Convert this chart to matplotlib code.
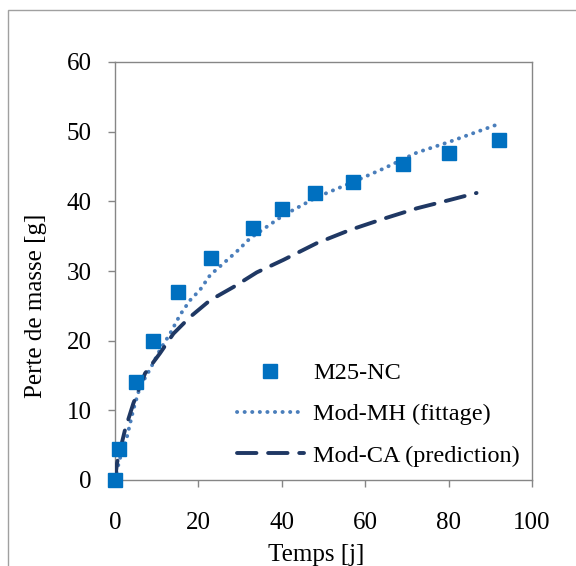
import matplotlib.pyplot as plt
import matplotlib.patches as patches

plt.rcParams['font.family'] = ['Liberation Serif', 'DejaVu Serif']

# measured mass loss
t_meas = [0, 1, 5, 9, 15, 23, 33, 40, 48, 57, 69, 80, 92]
m_meas = [0, 4.4, 14.0, 19.9, 27.0, 31.8, 36.2, 38.9, 41.2, 42.8, 45.3, 47.0, 48.8]

# Mod-MH (fittage)
t_mh = [0, 0.6, 1.5, 2.8, 4.4, 6.0, 8.4, 10.8, 13.2, 15.6, 18, 20.4, 22.8, 26, 29.2,
        32.4, 40.4, 48.4, 56.4, 64.4, 72.4, 80, 86, 92]
m_mh = [0, 1.7, 3.8, 6.0, 10.1, 13.4, 15.9, 18.7, 21.0, 23.7, 25.8, 27.3, 29.4, 31.1, 32.8,
        34.7, 38.0, 40.6, 42.6, 44.7, 47.0, 48.5, 49.8, 51.1]

# Mod-CA (prediction)
t_ca = [0, 0.5, 2.4, 4.4, 7.2, 10.8, 14, 18, 22.8, 28.4, 34, 40.4, 48.4, 56.4, 64.4,
        72.4, 80.3, 86.7]
m_ca = [0, 2.5, 7.2, 11.0, 15.3, 18.2, 21.0, 23.4, 25.8, 27.7, 29.8, 31.6, 34.0, 35.9, 37.5,
        39.0, 40.2, 41.2]

labels = ['M25-NC', 'Mod-MH (fittage)', 'Mod-CA (prediction)']
x_ticks = [0, 20, 40, 60, 80, 100]
y_ticks = [0, 10, 20, 30, 40, 50, 60]

W, H = 576, 566
fig = plt.figure(figsize=(W / 100, H / 100), dpi=100)
ax = fig.add_axes([115 / W, 1 - 480 / H, 417 / W, 418 / H])

ax.plot(t_meas, m_meas, 's', color='#0070C0', ms=10.5, mec='#0070C0',
        label=labels[0], clip_on=False, zorder=4)
ax.plot(t_mh, m_mh, color='#4A7EBB', lw=2.8, ls=(0, (0.05, 1.9)),
        dash_capstyle='round', label=labels[1], zorder=3)
ax.plot(t_ca, m_ca, color='#1F3864', lw=2.8, ls=(0, (5.0, 3.0)),
        dash_capstyle='round', label=labels[2], zorder=3)

ax.set_xlim(0, 100)
ax.set_ylim(0, 60)
ax.set_xticks(x_ticks)
ax.set_yticks(y_ticks)
ax.tick_params(direction='out', length=5, width=1, color='#868686', labelsize=18)
ax.tick_params(axis='x', pad=18)
ax.tick_params(axis='y', pad=12)
for sp in ax.spines.values():
    sp.set_color('#868686')
    sp.set_linewidth(1)

fig.text(316 / W, 1 - 555 / H, 'Temps [j]', ha='center', va='center', fontsize=18)
fig.text(36 / W, 1 - 306 / H, 'Perte de masse [g]', ha='center', va='center',
         rotation=90, fontsize=18)

ax.legend(loc='upper left', bbox_to_anchor=((237 - 115) / 417, (480 - 362) / 418),
          frameon=False, fontsize=17.5, borderpad=0, borderaxespad=0,
          handlelength=2.75, handletextpad=0.38, labelspacing=0.8)

# outer chart frame
fig.patches.append(patches.Rectangle((8 / W, -0.1), 2, 1 - 10 / H + 0.1,
                                     transform=fig.transFigure, fill=False,
                                     edgecolor='#A0A0A0', lw=1))

fig.savefig('out.png', dpi=100)
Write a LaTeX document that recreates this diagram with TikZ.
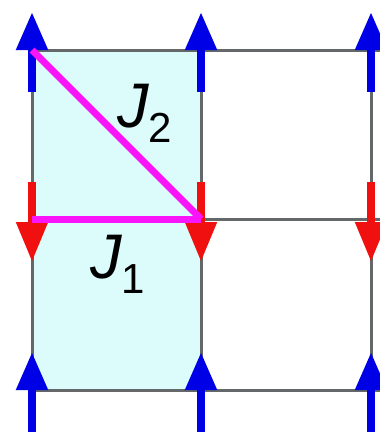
\documentclass[tikz,border=0pt]{standalone}
\usepackage{fontspec}
\setmainfont{Liberation Sans}
\usetikzlibrary{arrows.meta,calc}
\definecolor{cellfill}{RGB}{220,252,252}
\definecolor{gridgray}{RGB}{100,104,104}
\definecolor{spinblue}{RGB}{0,0,230}
\definecolor{spinred}{RGB}{240,16,16}
\definecolor{bondmag}{RGB}{250,20,250}
\tikzset{
  gridline/.style={draw=gridgray,line width=3pt},
  spinup/.style={draw=spinblue,line width=8pt,-{Triangle[length=38pt,width=30pt]}},
  spindown/.style={draw=spinred,line width=8pt,-{Triangle[length=40pt,width=30pt]}},
  bond/.style={draw=bondmag,line width=7pt},
  lbl/.style={inner sep=0pt,anchor=base west},
}
\newcommand{\Jlab}[1]{{\fontsize{63}{63}\selectfont\itshape J}\raisebox{-15pt}{\fontsize{42}{42}\selectfont #1}}
\begin{document}
\begin{tikzpicture}[x=1pt,y=-1pt]
\useasboundingbox (0,0) rectangle (380,432);
% lattice vertices
\coordinate (a1) at (32,50);  \coordinate (b1) at (201,50);  \coordinate (c1) at (371,50);
\coordinate (a2) at (32,219); \coordinate (b2) at (201,219); \coordinate (c2) at (371,219);
\coordinate (a3) at (32,390); \coordinate (b3) at (201,390); \coordinate (c3) at (371,390);
\coordinate (e1) at (380,50); \coordinate (e2) at (380,219); \coordinate (e3) at (380,390);
% shaded cell
\fill[cellfill] (a1) rectangle (b3);
% grid
\draw[gridline] (a1) -- (e1);
\draw[gridline] (a2) -- (e2);
\draw[gridline] (a3) -- (e3);
\draw[gridline] (a1) -- (a3);
\draw[gridline] (b1) -- (b3);
\draw[gridline] (c1) -- (c3);
% spins
\foreach \v in {a1,b1,c1,a3,b3,c3}{
  \draw[spinup] ($(\v)+(0,42)$) -- ($(\v)+(0,-38)$);
}
\foreach \v in {a2,b2,c2}{
  \draw[spindown] ($(\v)+(0,-37)$) -- ($(\v)+(0,43)$);
}
% bonds
\draw[bond] (a1) -- (b2);
\draw[bond] (a2) -- (b2);
% labels
\node[lbl] (J2) at (117,127) {\Jlab{2}};
\node[lbl] (J1) at (90,278) {\Jlab{1}};
\end{tikzpicture}
\end{document}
-.-.-
_Set exercise_:
Each line with the string "this" in it needs to be found and copied.

_Solution_:
Convert this chart to matplotlib code.
Write a LaTeX document that recreates this diagram with TikZ.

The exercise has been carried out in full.